Мы прошли коридор, поднялись по лестнице, застланной красным ковром, тесно уставленной статуями, вазами, увешанной по стене картинами, эмалевыми блюдами. Потом был опять коридор, в нем я увидел открытую дверь. Я услыхал громкое, жуткое хрипение. Я вошел в комнату Бальзака. Посреди нее стояла кровать красного дерева с брусьями и ремнями в головах и в ногах, — приспособление, чтобы поднимать больного. Голова Бальзака лежала на груде подушек, к которым прибавили еще диванные подушки, крытые красным дамасским шелком Лицо его было лиловое, почти черное, склоненное на правую сторону, небритое. Волосы седые, коротко остриженные. Глаза открытые и неподвижные. Я видел его в профиль и так он был похож на императора. Старушка-сиделка и слуга стояли по обеим сторонам постели. Одна свеча горела за его головой на столе, другая — на комоде у двери.
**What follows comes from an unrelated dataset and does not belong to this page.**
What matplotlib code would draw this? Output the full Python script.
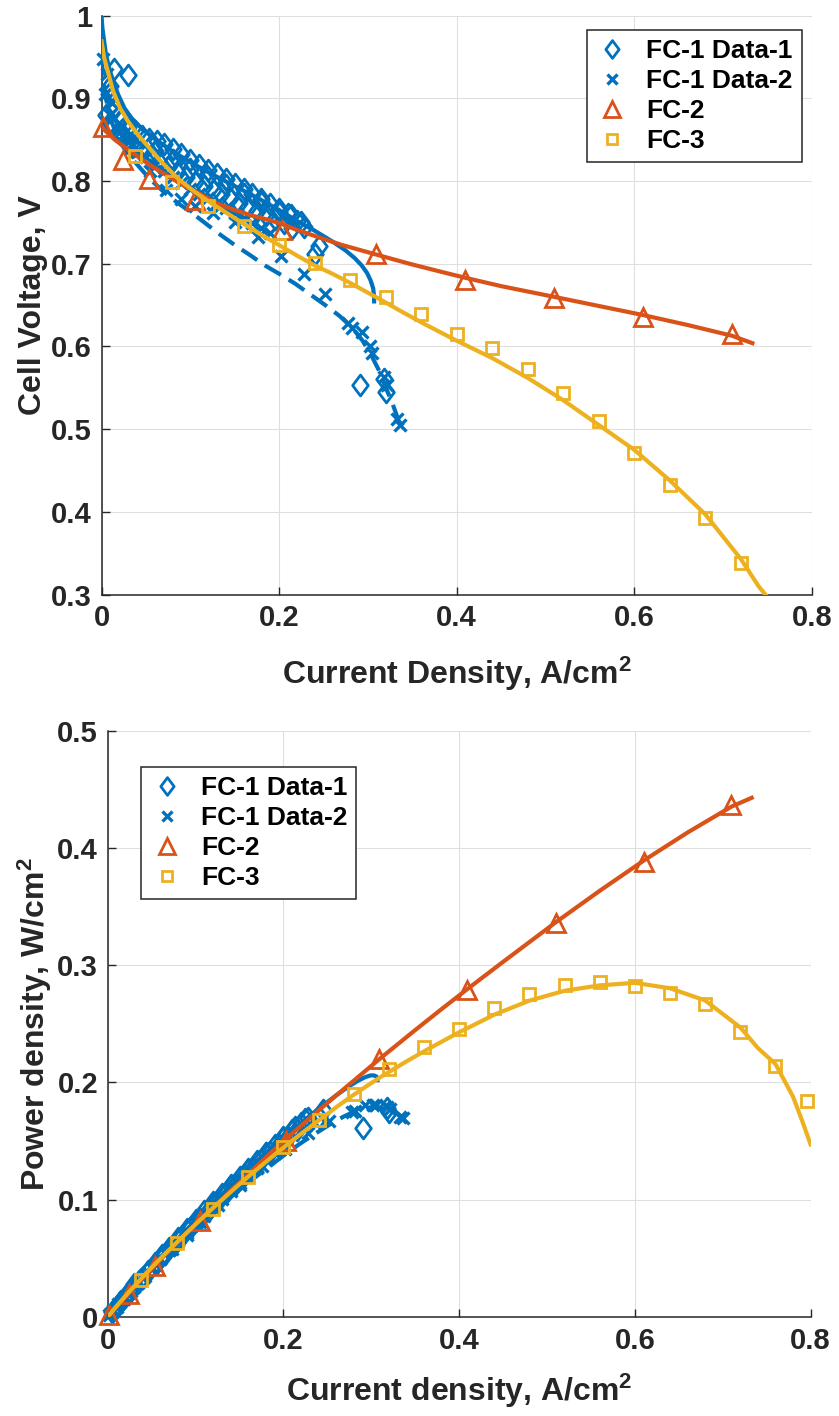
import numpy as np
import matplotlib
matplotlib.use("Agg")
import matplotlib.pyplot as plt
from matplotlib.path import Path

# ---------------- data ----------------
# FC-1 Data-1 (diamonds): current density (A/cm2), cell voltage (V)
fc1_d1_i = [0.010, 0.014, 0.030,
            0.008, 0.015, 0.022, 0.030, 0.038, 0.046, 0.054, 0.062, 0.070, 0.080, 0.090, 0.100,
            0.110, 0.120, 0.130, 0.140, 0.150, 0.160, 0.170, 0.180, 0.190, 0.200, 0.210, 0.220, 0.228,
            0.005, 0.012, 0.020, 0.028, 0.036, 0.045, 0.055, 0.065, 0.075, 0.085, 0.095, 0.105,
            0.115, 0.125, 0.135, 0.145, 0.155, 0.165, 0.175, 0.185, 0.195, 0.205, 0.215,
            0.010, 0.025, 0.040, 0.060, 0.080, 0.100, 0.120, 0.140, 0.160, 0.180, 0.200, 0.213, 0.225,
            0.240, 0.245, 0.291, 0.318, 0.320]
fc1_d1_v = [0.915, 0.935, 0.928,
            0.905, 0.888, 0.875, 0.866, 0.860, 0.855, 0.851, 0.848, 0.845, 0.839, 0.833, 0.826,
            0.820, 0.814, 0.808, 0.802, 0.796, 0.790, 0.784, 0.778, 0.772, 0.766, 0.760, 0.752, 0.745,
            0.880, 0.868, 0.858, 0.850, 0.843, 0.836, 0.829, 0.823, 0.817, 0.811, 0.805, 0.799,
            0.794, 0.789, 0.784, 0.779, 0.774, 0.769, 0.764, 0.759, 0.754, 0.749, 0.743,
            0.872, 0.855, 0.846, 0.836, 0.826, 0.815, 0.805, 0.795, 0.785, 0.775, 0.763, 0.759, 0.751,
            0.712, 0.722, 0.554, 0.561, 0.545]

# FC-1 Data-2 (x marks)
fc1_d2_i = [0.004, 0.010, 0.018, 0.026, 0.034, 0.042, 0.050, 0.060, 0.070, 0.080, 0.090, 0.100,
            0.110, 0.120, 0.130, 0.140, 0.150, 0.160, 0.170, 0.180, 0.190,
            0.002, 0.006, 0.012, 0.020, 0.030, 0.040, 0.055, 0.073, 0.090, 0.105, 0.125, 0.150,
            0.176, 0.202, 0.228, 0.252, 0.278, 0.282, 0.293, 0.302, 0.305, 0.318, 0.321, 0.333, 0.336]
fc1_d2_v = [0.905, 0.880, 0.862, 0.851, 0.843, 0.836, 0.829, 0.820, 0.812, 0.805, 0.798, 0.791,
            0.785, 0.779, 0.773, 0.767, 0.761, 0.755, 0.749, 0.743, 0.737,
            0.948, 0.930, 0.895, 0.870, 0.850, 0.835, 0.812, 0.789, 0.778, 0.770, 0.762, 0.750,
            0.733, 0.710, 0.688, 0.664, 0.628, 0.622, 0.618, 0.600, 0.592, 0.563, 0.553, 0.512, 0.505]

# FC-1 fit curves
fc1_fit1_i = [0.0, 0.001, 0.003, 0.005, 0.0085, 0.013, 0.019, 0.026, 0.034, 0.045, 0.06, 0.08, 0.1,
              0.125, 0.15, 0.175, 0.2, 0.22, 0.24, 0.26, 0.275, 0.285, 0.293, 0.299, 0.303, 0.306,
              0.307, 0.307]
fc1_fit1_v = [1.0, 0.985, 0.969, 0.953, 0.937, 0.921, 0.904, 0.888, 0.876, 0.864, 0.851, 0.836, 0.823,
              0.808, 0.794, 0.780, 0.765, 0.752, 0.740, 0.727, 0.716, 0.707, 0.698, 0.689, 0.680, 0.670,
              0.660, 0.652]
fc1_fit2_i = [0.0, 0.002, 0.005, 0.01, 0.02, 0.03, 0.041, 0.054, 0.07, 0.0865, 0.1, 0.117, 0.134,
              0.151, 0.168, 0.184, 0.2, 0.218, 0.235, 0.252, 0.268, 0.282, 0.294, 0.304, 0.312, 0.319,
              0.327, 0.334, 0.337]
fc1_fit2_v = [0.95, 0.925, 0.90, 0.875, 0.849, 0.832, 0.819, 0.803, 0.787, 0.773, 0.763, 0.749, 0.735,
              0.722, 0.710, 0.698, 0.688, 0.676, 0.663, 0.650, 0.637, 0.623, 0.607, 0.589, 0.572, 0.553,
              0.533, 0.512, 0.502]

# FC-2
fc2_i = [0.002, 0.024, 0.054, 0.105, 0.203, 0.309, 0.409, 0.510, 0.610, 0.710]
fc2_v = [0.866, 0.826, 0.803, 0.777, 0.741, 0.712, 0.681, 0.659, 0.636, 0.615]
fc2_fit_i = [0.0, 0.005, 0.015, 0.03, 0.055, 0.075, 0.092, 0.11, 0.13, 0.15, 0.167, 0.185, 0.201, 0.22,
             0.242, 0.27, 0.31, 0.347, 0.38, 0.41, 0.45, 0.51, 0.56, 0.61, 0.66, 0.71, 0.733]
fc2_fit_v = [0.866, 0.860, 0.850, 0.838, 0.819, 0.806, 0.795, 0.785, 0.773, 0.765, 0.759, 0.754, 0.749,
             0.741, 0.733, 0.723, 0.711, 0.700, 0.691, 0.683, 0.673, 0.660, 0.649, 0.638, 0.626, 0.613,
             0.604]

# FC-3
fc3_i = [0.038, 0.079, 0.12, 0.16, 0.20, 0.24, 0.28, 0.32, 0.36, 0.40, 0.44, 0.48, 0.52, 0.56,
         0.60, 0.64, 0.68, 0.72, 0.76, 0.796]
fc3_v = [0.830, 0.799, 0.770, 0.746, 0.723, 0.701, 0.680, 0.660, 0.639, 0.615, 0.598, 0.573, 0.544,
         0.510, 0.471, 0.432, 0.393, 0.338, 0.282, 0.231]
fc3_fit_i = [0.0, 0.003, 0.008, 0.013, 0.021, 0.03, 0.041, 0.05, 0.065, 0.086, 0.105, 0.124, 0.143,
             0.162, 0.18, 0.201, 0.22, 0.24, 0.26, 0.278, 0.295, 0.312, 0.34, 0.364, 0.4, 0.44, 0.48,
             0.52, 0.56, 0.6, 0.64, 0.68, 0.72, 0.74, 0.76, 0.78, 0.79, 0.8]
fc3_fit_v = [0.969, 0.949, 0.929, 0.909, 0.888, 0.872, 0.856, 0.845, 0.826, 0.803, 0.787, 0.773, 0.760,
             0.747, 0.735, 0.722, 0.710, 0.698, 0.688, 0.678, 0.668, 0.658, 0.641, 0.627, 0.607, 0.586,
             0.562, 0.535, 0.505, 0.475, 0.438, 0.397, 0.343, 0.31, 0.284, 0.241, 0.213, 0.184]

legend_labels = ["FC-1 Data-1", "FC-1 Data-2", "FC-2", "FC-3"]
x_ticks = [0, 0.2, 0.4, 0.6, 0.8]
x_ticklabels = ["0", "0.2", "0.4", "0.6", "0.8"]
v_ticks = [0.3, 0.4, 0.5, 0.6, 0.7, 0.8, 0.9, 1.0]
v_ticklabels = ["0.3", "0.4", "0.5", "0.6", "0.7", "0.8", "0.9", "1"]
p_ticks = [0, 0.1, 0.2, 0.3, 0.4, 0.5]
p_ticklabels = ["0", "0.1", "0.2", "0.3", "0.4", "0.5"]

# ---------------- style ----------------
plt.rcParams['font.family'] = ['Liberation Sans', 'DejaVu Sans']
plt.rcParams['font.weight'] = 'bold'
plt.rcParams['mathtext.fontset'] = 'custom'
plt.rcParams['mathtext.rm'] = 'Liberation Sans:bold'
plt.rcParams['mathtext.bf'] = 'Liberation Sans:bold'
plt.rcParams['mathtext.default'] = 'bf'

BLUE = '#0072BD'
ORANGE = '#D95319'
YELLOW = '#EDB120'
DARK = '#262626'
GRIDC = '#dfdfdf'

DIAMOND = Path([(0, 1), (0.75, 0), (0, -1), (-0.75, 0), (0, 1)],
               [Path.MOVETO, Path.LINETO, Path.LINETO, Path.LINETO, Path.CLOSEPOLY])

LW = 3.0
DASH = (0, (4.5, 2.2))

fig = plt.figure(figsize=(8.39, 14.16), dpi=100)
ax1 = fig.add_axes([0.1210, 0.5801, 0.8467, 0.4088])
ax2 = fig.add_axes([0.1284, 0.0699, 0.8377, 0.4141])


def style_axes(ax, ylim, yticks, yticklabels):
    ax.set_xlim(0, 0.8)
    ax.set_ylim(*ylim)
    ax.set_xticks(x_ticks)
    ax.set_xticklabels(x_ticklabels)
    ax.set_yticks(yticks)
    ax.set_yticklabels(yticklabels)
    for s in ['top', 'right']:
        ax.spines[s].set_visible(False)
    for s in ['left', 'bottom']:
        ax.spines[s].set_color(DARK)
        ax.spines[s].set_linewidth(1.1)
    ax.tick_params(direction='in', length=6, width=1.0, color=DARK, labelcolor=DARK,
                   labelsize=21, pad=7)
    for lab in ax.get_xticklabels() + ax.get_yticklabels():
        lab.set_fontweight('bold')
    ax.grid(True, color=GRIDC, linewidth=0.8)
    ax.set_axisbelow(True)


def draw(ax, power, ymin):
    def tr(i, v):
        i = np.asarray(i, float)
        v = np.asarray(v, float)
        y = i * v if power else v
        return i, y

    def pts(i, v):
        x, y = tr(i, v)
        m = y >= ymin - 1e-9
        return x[m], y[m]

    x, y = pts(fc1_d1_i, fc1_d1_v)
    h1, = ax.plot(x, y, linestyle='none', marker=DIAMOND, ms=15, mfc='none', mec=BLUE, mew=2.0,
                  clip_on=False, zorder=3)
    x, y = tr(fc1_fit1_i, fc1_fit1_v)
    ax.plot(x, y, color=BLUE, lw=LW, zorder=4, solid_capstyle='butt')
    x, y = pts(fc1_d2_i, fc1_d2_v)
    h2, = ax.plot(x, y, linestyle='none', marker='x', ms=8, mec=BLUE, mew=2.4,
                  clip_on=False, zorder=3)
    x, y = tr(fc1_fit2_i, fc1_fit2_v)
    ax.plot(x, y, color=BLUE, lw=LW, ls=DASH, zorder=4)
    x, y = pts(fc2_i, fc2_v)
    h3, = ax.plot(x, y, linestyle='none', marker='^', ms=13, mfc='none', mec=ORANGE, mew=2.0,
                  clip_on=False, zorder=5)
    x, y = tr(fc2_fit_i, fc2_fit_v)
    ax.plot(x, y, color=ORANGE, lw=LW, zorder=5)
    x, y = pts(fc3_i, fc3_v)
    h4, = ax.plot(x, y, linestyle='none', marker='s', ms=8.5, mfc='none', mec=YELLOW, mew=2.0,
                  clip_on=False, zorder=6)
    x, y = tr(fc3_fit_i, fc3_fit_v)
    ax.plot(x, y, color=YELLOW, lw=LW, zorder=6)
    return [h1, h2, h3, h4]


hs1 = draw(ax1, False, 0.3)
style_axes(ax1, (0.3, 1.0), v_ticks, v_ticklabels)
ax1.set_xlabel(r'Current Density, A/cm$^{2}$', fontsize=23, fontweight='bold', color=DARK, labelpad=16)
ax1.set_ylabel('Cell Voltage, V', fontsize=23, fontweight='bold', color=DARK, labelpad=2)

hs2 = draw(ax2, True, 0.0)
style_axes(ax2, (0.0, 0.5), p_ticks, p_ticklabels)
ax2.set_xlabel(r'Current density, A/cm$^{2}$', fontsize=23, fontweight='bold', color=DARK, labelpad=12)
ax2.set_ylabel(r'Power density, W/cm$^{2}$', fontsize=23, fontweight='bold', color=DARK, labelpad=2)

leg_kw = dict(fontsize=19, frameon=True, fancybox=False, framealpha=1.0, edgecolor=DARK,
              borderaxespad=0.0, handlelength=1.2, handletextpad=0.7, labelspacing=0.22,
              borderpad=0.35, markerscale=0.85)
l1 = ax1.legend(hs1, legend_labels, loc='upper right', bbox_to_anchor=(0.986, 0.975), **leg_kw)
l2 = ax2.legend(hs2, legend_labels, loc='upper left', bbox_to_anchor=(0.048, 0.9376), **leg_kw)
for leg in (l1, l2):
    leg.get_frame().set_linewidth(1.1)
    leg.set_zorder(10)
    for t in leg.get_texts():
        t.set_fontweight('bold')

fig.savefig('out.png', dpi=100)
На ночном столике стояла серебряная ваза. Мужчина и женщина молчали в каком-то ужасе и прислушивались к громкому хрипу умирающего. Свеча на столе ярко освещала висевший над камином портрет румяного, улыбающегося юноши. От постели исходило невыносимое зловоние. Я поднял одеяло и взял руку Бальзака. Она была потная. Я пожал ее. Он не ответил на пожатие.
В этой же комнате я был у него месяц назад. Он был весел, полон надежд, не сомневался в своем выздоровлении, смеясь, показывал на свою опухоль. Мы много разговаривали и спорили о политике. Он попрекнул меня моей «демагогией». Он был легитимистом. Он сказал мне: «Как могли вы так весело отказаться от звания пэра Франции, — самого прекрасного звания после короля Франции?» И еще он сказал мне: «У меня дом господина Божона, только без сада, но зато с часовней к маленькой церкви на углу! У меня в комнате есть дверь, ведущая в церковь. Поворот ключа — и я на мессе. Мне это гораздо дороже сада». Когда я от него уходил, он проводил меня до лестницы, с трудом ступая, потом указал мне на дверь и крикнул жене: «Главное, покажи Гюго все мои картины!»